The good news is that greater levels of sharing and collaboration can make an enormous contribution to reducing costs and increasing revenues. When that is fully internalized by an enterprise, you don't need to rely on volunteerism, because even highly competitive employees interested only in their own success will realize that giving and receiving information is the best way to succeed.

Thanks for raising this.

Cheers,

David L. Gilmour
Senior Vice President
Collaboration Technology
Oracle Corporation

Larry Irons

Mike,

I read this post with a great deal of interest. In my opinion, much of the analysis given the topic of information sharing, especially by those considering E2.0, depends heavily on reciprocity and implicitly social capital to explain why employees initiate sharing to solve emergent problems rather than react to directions to share once a problem is officially recognized. I don't think this is volunteerism though. And in that sense I agree with David Gilmour.

However, I really do disagree with David's suggestion that the issue is solved by setting the tone on culture, designing compensation systems, and hiring people who are like minded. I'd suggest that approach gets any organization into groupthink territory over time.

What you are describing in this post strikes me as an example of the challenge faced by managers who understand the importance of producing organizational conditions conducive to gift giving. The influence of social psychology leads most social network analyses to focus on reciprocity as key to social capital. But a focus on reciprocity doesn't really provide much perspective on how to encourage employees to initiate information sharing without explicit direction.

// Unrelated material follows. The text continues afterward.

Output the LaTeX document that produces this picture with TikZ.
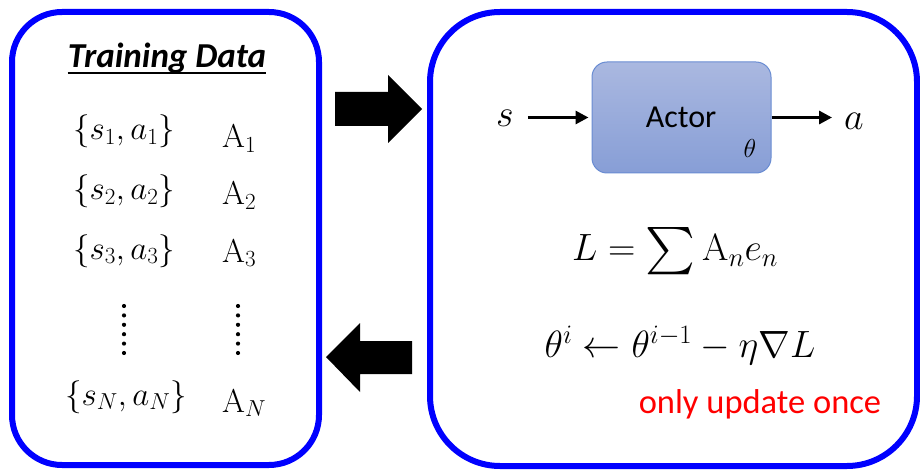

I suggest that beneficence in relationships (giving something for nothing, with no obligation for a return) is how social capital gets started between two employees and reciprocity is what keeps social capital accumulating between those same employees. I actually did a chapter for a book a few years ago called “The Limits of Anytime, Anywhere Customer Support: Distributed Work and Home-Based Agents” laying out the point of view alluded to here.